EXERCISE GOAL: Skip all pictures, then copy the lines from the start of the data through the line with "Serif', fontsize=22.5, ha='left', va='baseline')", keeping both ends.

***** DATA SHOWN

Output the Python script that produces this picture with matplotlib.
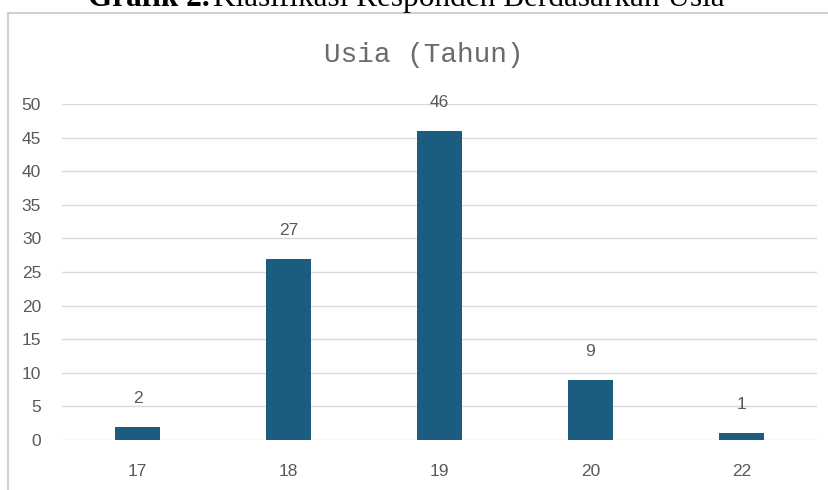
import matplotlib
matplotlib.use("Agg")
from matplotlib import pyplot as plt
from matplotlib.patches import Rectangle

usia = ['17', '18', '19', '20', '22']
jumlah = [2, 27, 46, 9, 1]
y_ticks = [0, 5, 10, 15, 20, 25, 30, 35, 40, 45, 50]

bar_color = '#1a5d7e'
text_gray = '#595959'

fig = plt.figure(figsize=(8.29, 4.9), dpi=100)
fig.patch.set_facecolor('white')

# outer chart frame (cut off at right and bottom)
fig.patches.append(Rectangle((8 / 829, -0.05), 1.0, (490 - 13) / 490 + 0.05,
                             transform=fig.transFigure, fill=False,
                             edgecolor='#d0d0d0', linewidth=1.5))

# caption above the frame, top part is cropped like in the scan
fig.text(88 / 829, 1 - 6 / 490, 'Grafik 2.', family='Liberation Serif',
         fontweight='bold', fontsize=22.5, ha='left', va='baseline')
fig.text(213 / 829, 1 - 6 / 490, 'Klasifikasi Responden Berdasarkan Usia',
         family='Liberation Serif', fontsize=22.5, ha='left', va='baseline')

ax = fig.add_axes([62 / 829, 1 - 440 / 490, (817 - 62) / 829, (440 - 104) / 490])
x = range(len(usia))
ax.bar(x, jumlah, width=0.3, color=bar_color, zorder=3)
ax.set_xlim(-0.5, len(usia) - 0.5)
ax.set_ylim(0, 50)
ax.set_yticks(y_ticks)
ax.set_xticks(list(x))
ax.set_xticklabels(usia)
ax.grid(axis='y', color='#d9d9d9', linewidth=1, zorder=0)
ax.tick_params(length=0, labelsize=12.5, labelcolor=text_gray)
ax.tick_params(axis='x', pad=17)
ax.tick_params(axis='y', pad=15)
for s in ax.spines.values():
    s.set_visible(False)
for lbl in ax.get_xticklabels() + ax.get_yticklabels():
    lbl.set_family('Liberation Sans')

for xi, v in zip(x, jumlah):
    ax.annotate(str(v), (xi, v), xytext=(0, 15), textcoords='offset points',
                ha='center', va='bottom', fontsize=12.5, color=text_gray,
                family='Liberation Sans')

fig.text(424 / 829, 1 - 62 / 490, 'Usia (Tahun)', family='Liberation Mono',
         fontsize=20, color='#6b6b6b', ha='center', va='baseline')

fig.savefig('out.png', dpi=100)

**********

REPLY:
Output the Python script that produces this picture with matplotlib.
import matplotlib
matplotlib.use("Agg")
from matplotlib import pyplot as plt
from matplotlib.patches import Rectangle

usia = ['17', '18', '19', '20', '22']
jumlah = [2, 27, 46, 9, 1]
y_ticks = [0, 5, 10, 15, 20, 25, 30, 35, 40, 45, 50]

bar_color = '#1a5d7e'
text_gray = '#595959'

fig = plt.figure(figsize=(8.29, 4.9), dpi=100)
fig.patch.set_facecolor('white')

# outer chart frame (cut off at right and bottom)
fig.patches.append(Rectangle((8 / 829, -0.05), 1.0, (490 - 13) / 490 + 0.05,
                             transform=fig.transFigure, fill=False,
                             edgecolor='#d0d0d0', linewidth=1.5))

# caption above the frame, top part is cropped like in the scan
fig.text(88 / 829, 1 - 6 / 490, 'Grafik 2.', family='Liberation Serif',
         fontweight='bold', fontsize=22.5, ha='left', va='baseline')
fig.text(213 / 829, 1 - 6 / 490, 'Klasifikasi Responden Berdasarkan Usia',
         family='Liberation Serif', fontsize=22.5, ha='left', va='baseline')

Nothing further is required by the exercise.